Member of the Chamber of Deputies
- In office 18 July 1992 – 11 March 1994
- Preceded by: Laura Rodríguez
- Succeeded by: Tomás Jocelyn-Holt
- Constituency: 32nd District

Undersecretary of Social Security
- In office 11 March 1990 – 18 July 1992
- President: Patricio Aylwin
- Preceded by: María Teresa Infante
- Succeeded by: Luis Orlandini

Personal details
- Born: 25 May 1948 (age 78) Santiago, Chile
- Party: Party for Democracy; Chilean Social Democracy Party;
- Children: Five
- Alma mater: University of Chile (LL.B)
- Profession: Lawyer

= Martín Manterola =

Chilean politician (born 1948)

Martín Manterola Urzúa (born 25 May 1948) is a Chilean politician who served as deputy from 1992 to 1994.

== Early life and family ==
Manterola was born on 25 May 1948 in Santiago.

He was married to Janet Vince, with whom he had three children. They separated in 2006 and divorced in 2011. He later maintained a long-term relationship with Claudia Aguilera Sazo, with whom he has two children.

He completed his primary and secondary education at several institutions, including the Instituto Nacional, Colegio San Gabriel, Instituto Luis Campino, and the Military School.

He later entered the Faculty of Law at the University of Chile, where he earned a degree in Legal and Social Sciences and was sworn in as a lawyer before the Supreme Court on 25 June 1979.

Before qualifying as a lawyer, he began his professional career in public administration. In 1970, he joined the Agricultural and Livestock Service (SAG), where he served as Head of the Technical Operational Department of the Fisheries Division. He also worked as legal procurator for the Central Savings and Loan Fund.

In 1979, he was appointed supervising attorney of the Social Security Service, a position he held until 1981. Thereafter, he worked independently, providing legal advice to companies, professional associations, and trade unions, including serving as legal advisor to the Teachers’ Association of Chile and the Chilean Association of Kinesiologists.

==Political career==
In the December 1989 parliamentary elections, he ran for Deputy for District No. 24 (La Reina and Peñalolén), Metropolitan Region, as an independent candidate on the Concertación list. He obtained 33,862 votes (24.48% of the validly cast ballots), placing third in the district, and was not elected. His list colleague, Laura Fiora Rodríguez Riccomini, was elected.

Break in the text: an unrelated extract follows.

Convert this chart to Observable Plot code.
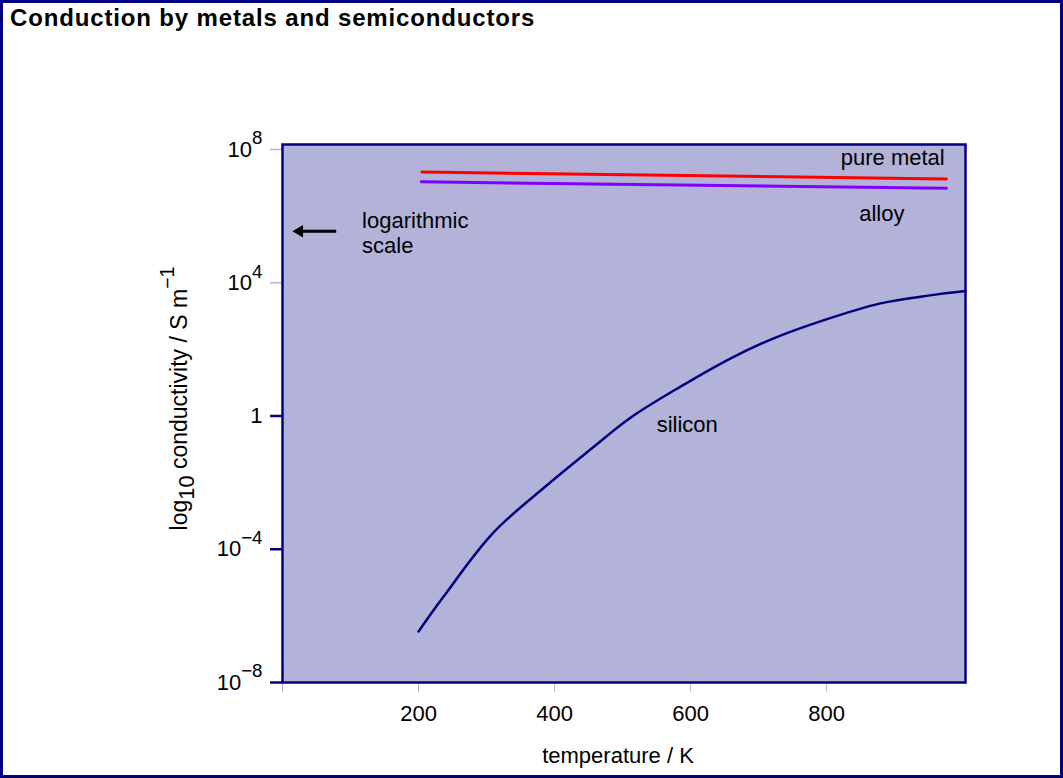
<!DOCTYPE html>
<html><head><meta charset="utf-8">
<script src="https://cdn.jsdelivr.net/npm/d3@7"></script>
<script src="https://cdn.jsdelivr.net/npm/@observablehq/plot@0.6"></script>
<style>
body{margin:0;background:#fff;}
#wrap{position:relative;width:1063px;height:778px;overflow:hidden;font-family:"Liberation Sans",Arial,sans-serif;}
#border{position:absolute;left:0;top:0;width:1063px;height:778px;box-sizing:border-box;border:3px solid #000080;pointer-events:none;}
#title{position:absolute;left:10px;top:6px;font-weight:bold;font-size:24px;line-height:1;letter-spacing:0.85px;color:#000;white-space:nowrap;}
#chart{position:absolute;left:0;top:0;}
</style></head><body>
<div id="wrap"><div id="chart"></div><div id="title">Conduction by metals and semiconductors</div><div id="border"></div></div>
<script>
// ---- data ----
const temperatureTicks = [0, 200, 400, 600, 800];
const conductivityTicksLight = [1e8, 1e4];
const conductivityTicksDark = [1, 1e-4, 1e-8];
const conductivityTicks = [1e8, 1e4, 1, 1e-4, 1e-8];
const conductivityTickLabels = ["10^{8}", "10^{4}", "1", "10^{−4}", "10^{−8}"];

const pureMetalT = [205, 976];
const pureMetal = [2.1e7, 1.3e7];
const alloyT = [204, 976];
const alloy = [1.07e7, 6.8e6];
const siliconT = [200, 236, 309, 390, 453, 512, 585, 659, 722, 795, 879, 952, 1004];
const silicon = [3.4e-7, 3.6e-6, 3.0e-4, 8.8e-3, 0.1, 0.9, 7.6, 54, 214, 741, 2400, 4170, 5620];

const pureMetalData = pureMetalT.map((t, i) => ({t, v: pureMetal[i]}));
const alloyData = alloyT.map((t, i) => ({t, v: alloy[i]}));
const siliconData = siliconT.map((t, i) => ({t, v: silicon[i]}));

const navy = "#000080";
const lav = "#b3b3d9";

const chart = Plot.plot({
  width: 1063, height: 778,
  marginLeft: 282, marginRight: 98, marginTop: 144, marginBottom: 96,
  style: {fontFamily: "'Liberation Sans', Arial, sans-serif", background: "transparent", overflow: "visible", color: "#000"},
  x: {domain: [0, 1004]},
  y: {type: "log", domain: [1e-8, 1.41e8]},
  marks: [
    Plot.frame({fill: lav}),
    Plot.axisX(temperatureTicks, {tickSize: 10, stroke: lav, strokeWidth: 1, tickFormat: () => "", label: null}),
    Plot.axisY(conductivityTicksLight, {tickSize: 12, stroke: lav, strokeWidth: 1.5, tickFormat: () => "", label: null}),
    Plot.axisY(conductivityTicksDark, {tickSize: 12, stroke: navy, strokeWidth: 2.5, tickFormat: () => "", label: null}),
    Plot.text(temperatureTicks.filter(d => d > 0), {x: d => d, frameAnchor: "bottom", lineAnchor: "middle", textAnchor: "middle", dy: 31, fontSize: 22, text: d => String(d)}),
    Plot.text(conductivityTicks, {y: d => d, frameAnchor: "left", lineAnchor: "middle", dx: -20, textAnchor: "end", fontSize: 22, text: (d, i) => conductivityTickLabels[i]}),
    Plot.text(["temperature / K"], {frameAnchor: "bottom", lineAnchor: "middle", textAnchor: "middle", dx: -6, dy: 73, fontSize: 22}),
    Plot.text(["log_{10} conductivity / S m^{−1}"], {frameAnchor: "left", lineAnchor: "middle", textAnchor: "middle", dx: -103, dy: -15, rotate: -90, fontSize: 23}),
    Plot.line(pureMetalData, {x: "t", y: "v", stroke: "#ff0000", strokeWidth: 3}),
    Plot.line(alloyData, {x: "t", y: "v", stroke: "#8000ff", strokeWidth: 3}),
    Plot.line(siliconData, {x: "t", y: "v", stroke: navy, strokeWidth: 2.5, curve: "catmull-rom"}),
    Plot.text(["pure metal"], {x: 897, y: 5.5e7, fontSize: 22}),
    Plot.text(["alloy"], {x: 881, y: 1.2e6, fontSize: 22}),
    Plot.text(["silicon"], {x: 595, y: 0.52, fontSize: 22}),
    Plot.text(["logarithmic\nscale"], {x: 117, y: 3.2e5, textAnchor: "start", fontSize: 22, lineHeight: 1.14}),
    Plot.link([0], {x1: 79, x2: 22, y1: 3.5e5, y2: 3.5e5, stroke: "#000", strokeWidth: 3}),
    Plot.dot([0], {x: 25, y: 3.5e5, symbol: "triangle", r: 4.6, rotate: -90, fill: "#000", stroke: null}),
    Plot.frame({stroke: navy, strokeWidth: 2.5})
  ]
});
document.getElementById("chart").appendChild(chart);

// rich text: ^{...} superscript, _{...} subscript
function richText(svg) {
  svg.querySelectorAll("text").forEach(el => {
    const s = el.textContent;
    if (!/[\^_]\{/.test(s)) return;
    const fs = parseFloat(getComputedStyle(el).fontSize) || 20;
    const parts = s.split(/([\^_]\{[^}]*\})/).filter(p => p !== "");
    while (el.firstChild) el.removeChild(el.firstChild);
    let shift = 0;
    for (const p of parts) {
      const ts = document.createElementNS("http://www.w3.org/2000/svg", "tspan");
      let target = 0, txt = p;
      if (p.startsWith("^{")) { target = -0.55 * fs; txt = p.slice(2, -1); ts.setAttribute("font-size", 0.85 * fs); }
      else if (p.startsWith("_{")) { target = 0.3 * fs; txt = p.slice(2, -1); ts.setAttribute("font-size", 0.95 * fs); }
      if (target !== shift) ts.setAttribute("dy", target - shift);
      shift = target;
      ts.textContent = txt;
      el.appendChild(ts);
    }
  });
}
richText(chart);
</script>
</body></html>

On 11 March 1990, he was appointed Undersecretary of Social Security by President Patricio Aylwin Azócar, serving until 23 July 1992.

Following the death of Deputy Laura Fiora Rodríguez Riccomini, and in accordance with the legislation in force at the time, he assumed her seat in the Chamber of Deputies.

After completing his parliamentary term, he returned to the practice of law and later worked as an official at the National Fisheries Service.